ただ、広く状況を知ることができたと言ってもそれは肯定的な感情ではなく、子どもたちの置かれている環境の厳しさについて改めて深く考えさせられることでもありました。
始めに書きましたが、これまでの活動についてはある程度の成果を感じても良いのではないかと思う一方で、今回の調査を通じてまだまだカバーしきれていない部分も多くあると感じました。
単純に対応人数の面もですが、一人一人の背景を踏まえると活動内容も加えなければならないものも出てくると考えています。例えば今のDICの事業の枠組みの中で、女子に対して提供が必用とされる支援についてはこれまでも考えてきましたが、このことはさらに踏み込んで考えなければならないと感じました。

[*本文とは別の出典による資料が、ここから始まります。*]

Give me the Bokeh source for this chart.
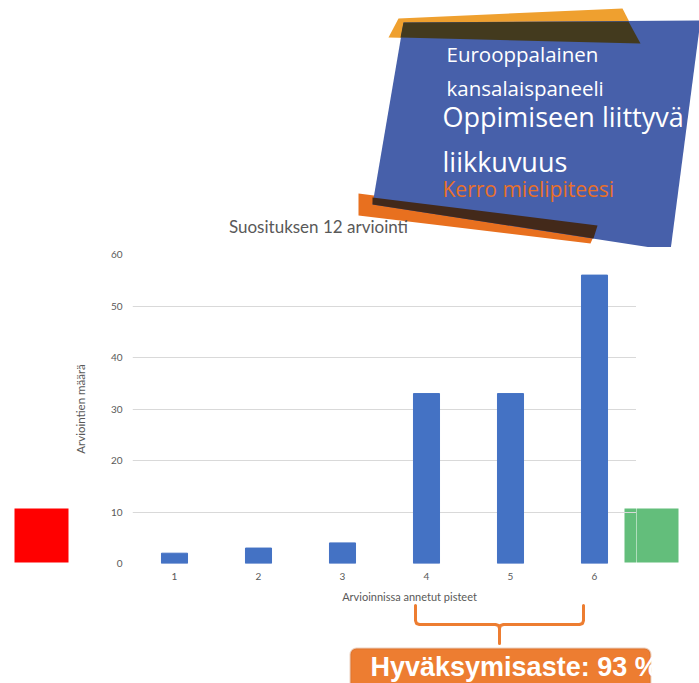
from bokeh.plotting import figure
from bokeh.layouts import column, row
from bokeh.models import BoxAnnotation, Range1d, FactorRange, FixedTicker
from bokeh.core.properties import value
from bokeh.embed import file_html
from bokeh.resources import INLINE

# ---------------- data ----------------
scores = ["1", "2", "3", "4", "5", "6"]
counts = [2, 3, 4, 33, 33, 56]
y_ticks = [0, 10, 20, 30, 40, 50, 60]
chart_title = "Suosituksen 12 arviointi"
x_title = "Arvioinnissa annetut pisteet"
y_title = "Arviointien määrä"
banner_lines = ["Eurooppalainen", "kansalaispaneeli", "Oppimiseen liittyvä", "liikkuvuus"]
banner_sub = "Kerro mielipiteesi"
acceptance = "Hyväksymisaste: 93 %"

FONT = "Lato"
BFONT = "Open Sans"
GREY = "#595959"
BLUE_BANNER = "#4760AA"
ORANGE_TOP = "#EFA02F"
ORANGE_BOT = "#E8701F"
BR = "#ED7D31"

# page regions (pixels)
W, H = 699, 683
TOP_H = 247          # banner + title strip
FRAME_T, FRAME_B = 254, 563   # plot area top / bottom on the page
MID_B = 590
MID_H = MID_B - TOP_H
LEFT_W = 70
RIGHT_W = 63
CHART_W = W - LEFT_W - RIGHT_W
BORDER_T = FRAME_T - TOP_H
BORDER_B = MID_B - FRAME_B


def panel(x0, x1, y0, y1, bt=0, bb=0):
    """A blank figure; data units = page pixels (y down)."""
    f = figure(width=x1 - x0, height=y1 - y0, x_range=Range1d(x0, x1),
               y_range=Range1d(y1 - bb, y0 + bt), output_backend="svg",
               toolbar_location=None, x_axis_type=None, y_axis_type=None,
               min_border=0, min_border_top=bt, min_border_bottom=bb, title=None)
    f.outline_line_color = None
    f.xgrid.visible = False
    f.ygrid.visible = False
    f.background_fill_color = "white"
    return f


def shape(f, pts, color):
    f.patch([a for a, b in pts], [b for a, b in pts], fill_color=color,
            line_color=None)


def txt(f, x, base, s, size, color, font=FONT, align="left", style="normal"):
    # place the text so that its visual baseline lands on `base`
    f.text(x=[x], y=[base - 0.44 * size], text=[s], text_font=value(font),
           text_font_size=value(f"{size}px"), text_color=color, text_align=align,
           text_baseline="alphabetic", text_font_style=style)


# ---------------- banner strip ----------------
top = panel(0, W, 0, TOP_H)
shape(top, [(388, 37), (398, 18), (622, 8), (640, 43)], ORANGE_TOP)
shape(top, [(358, 193), (598, 224), (590, 243), (358, 215)], ORANGE_BOT)
shape(top, [(403, 22), (700, 20), (670, 250), (372, 204)], BLUE_BANNER)
shape(top, [(403, 22), (628, 21), (640, 43), (400, 37)], "#433A1E")
shape(top, [(372, 197), (597, 225), (593, 238), (372, 204)], "#43291A")
txt(top, 446, 63, banner_lines[0], 20.5, "white", font=BFONT)
txt(top, 446, 97, banner_lines[1], 20.5, "white", font=BFONT)
txt(top, 442, 128, banner_lines[2], 27, "white", font=BFONT)
txt(top, 442, 173, banner_lines[3], 27, "white", font=BFONT)
txt(top, 442, 198, banner_sub, 21, "#E8702A", font=BFONT)
txt(top, 318, 233, chart_title, 17, GREY, align="center")

# ---------------- left strip (red square) ----------------
left = panel(0, LEFT_W, TOP_H, MID_B, bt=BORDER_T, bb=BORDER_B)
left.quad(left=[14], right=[68], top=[508], bottom=[562], fill_color="#FF0000",
          line_color=None)

# ---------------- right strip (green square) ----------------
right = panel(LEFT_W + CHART_W, W, TOP_H, MID_B, bt=BORDER_T, bb=BORDER_B)
right.quad(left=[620], right=[678], top=[508], bottom=[562], fill_color="#63BE7B",
           line_color=None)

# ---------------- chart ----------------
p = figure(width=CHART_W, height=MID_H, x_range=FactorRange(*scores, range_padding=0),
           y_range=Range1d(0, 60), output_backend="svg", toolbar_location=None,
           min_border_left=127 - LEFT_W, min_border_right=0, min_border_top=BORDER_T,
           min_border_bottom=BORDER_B, title=None)
p.outline_line_color = None
p.background_fill_color = "white"

# part of the green square that lies inside the plot area (under the grid)
p.add_layout(BoxAnnotation(left=624 - LEFT_W, right=720, top=508 - TOP_H,
                           bottom=562 - TOP_H, left_units="canvas",
                           right_units="canvas", top_units="canvas",
                           bottom_units="canvas", fill_color="#63BE7B",
                           fill_alpha=1, line_color=None, level="image"))

p.vbar(x=scores, top=counts, width=0.31, color="#4472C4")

p.xgrid.grid_line_color = None
p.ygrid.grid_line_color = "#d9d9d9"
p.ygrid.grid_line_width = 1

p.yaxis.ticker = FixedTicker(ticks=y_ticks)
for ax in (p.xaxis[0], p.yaxis[0]):
    ax.axis_line_color = None
    ax.major_tick_line_color = None
    ax.minor_tick_line_color = None
    ax.major_tick_in = 0
    ax.major_tick_out = 0
    ax.major_label_text_font = FONT
    ax.major_label_text_font_size = "10px"
    ax.major_label_text_color = GREY
p.xaxis.major_label_standoff = 9
p.yaxis.major_label_standoff = 10
p.yaxis.axis_label = y_title
p.yaxis.axis_label_text_font = FONT
p.yaxis.axis_label_text_font_size = "11.5px"
p.yaxis.axis_label_text_font_style = "normal"
p.yaxis.axis_label_text_color = GREY
p.yaxis.axis_label_standoff = 21

# ---------------- bottom strip ----------------
bot = panel(0, W, MID_B, H)
txt(bot, 409, 601, x_title, 11, GREY, align="center")
bot.multi_line(
    xs=[[415, 415, 416, 419, 495, 498, 499, 499],
        [499, 500, 503, 579, 582, 583, 583]],
    ys=[[605, 620, 623, 624, 624, 625, 628, 643],
        [628, 625, 624, 624, 623, 620, 605]],
    line_color=BR, line_width=3, line_join="round", line_cap="round")
bot.add_layout(BoxAnnotation(left=350, right=650, top=648, bottom=700,
                             fill_color=BR, fill_alpha=1, line_color="#C0622A",
                             line_width=2, border_radius=6, level="underlay"))
txt(bot, 370, 678, acceptance, 27, "white", font="Liberation Sans", style="bold")
bot.quad(left=[652], right=[700], top=[640], bottom=[700], fill_color="white",
         line_color=None)

layout = column(top, row(left, p, right), bot)
open("out.html", "w").write(file_html(layout, INLINE))
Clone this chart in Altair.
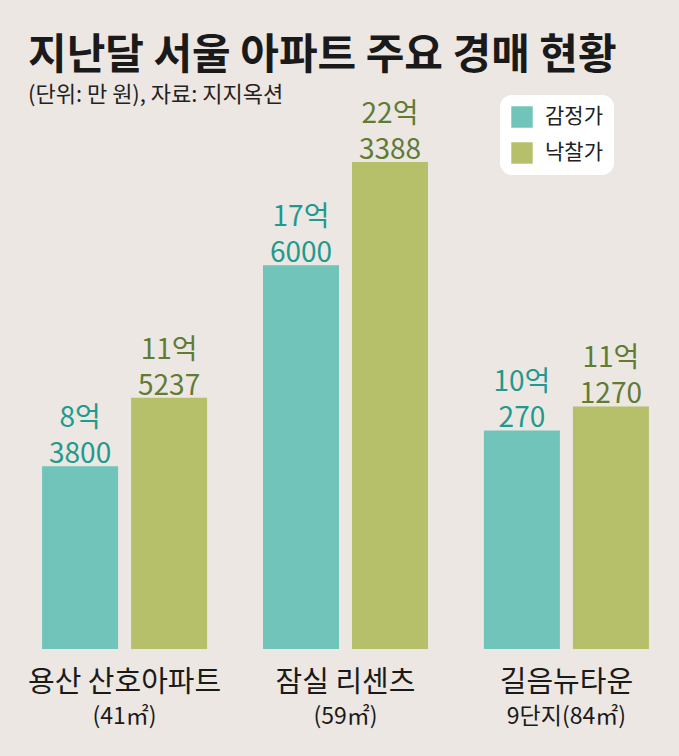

シェルター機能を持ち、女子の居場所、特に夜間の安全確保は、本文からも容易に必要性が思いつくかと思いますが、人的にも金銭的にもリソースに限りがある中で、最適な落としどころをどこにすれば良いのかなど、引き続き考えていかなければならないと感じました。
結論の無い文章でありますが、まずはこの時点での進捗状況を共有させていただければと思い本文を書きました。
また引き続き応援のほどよろしくお願いいたします。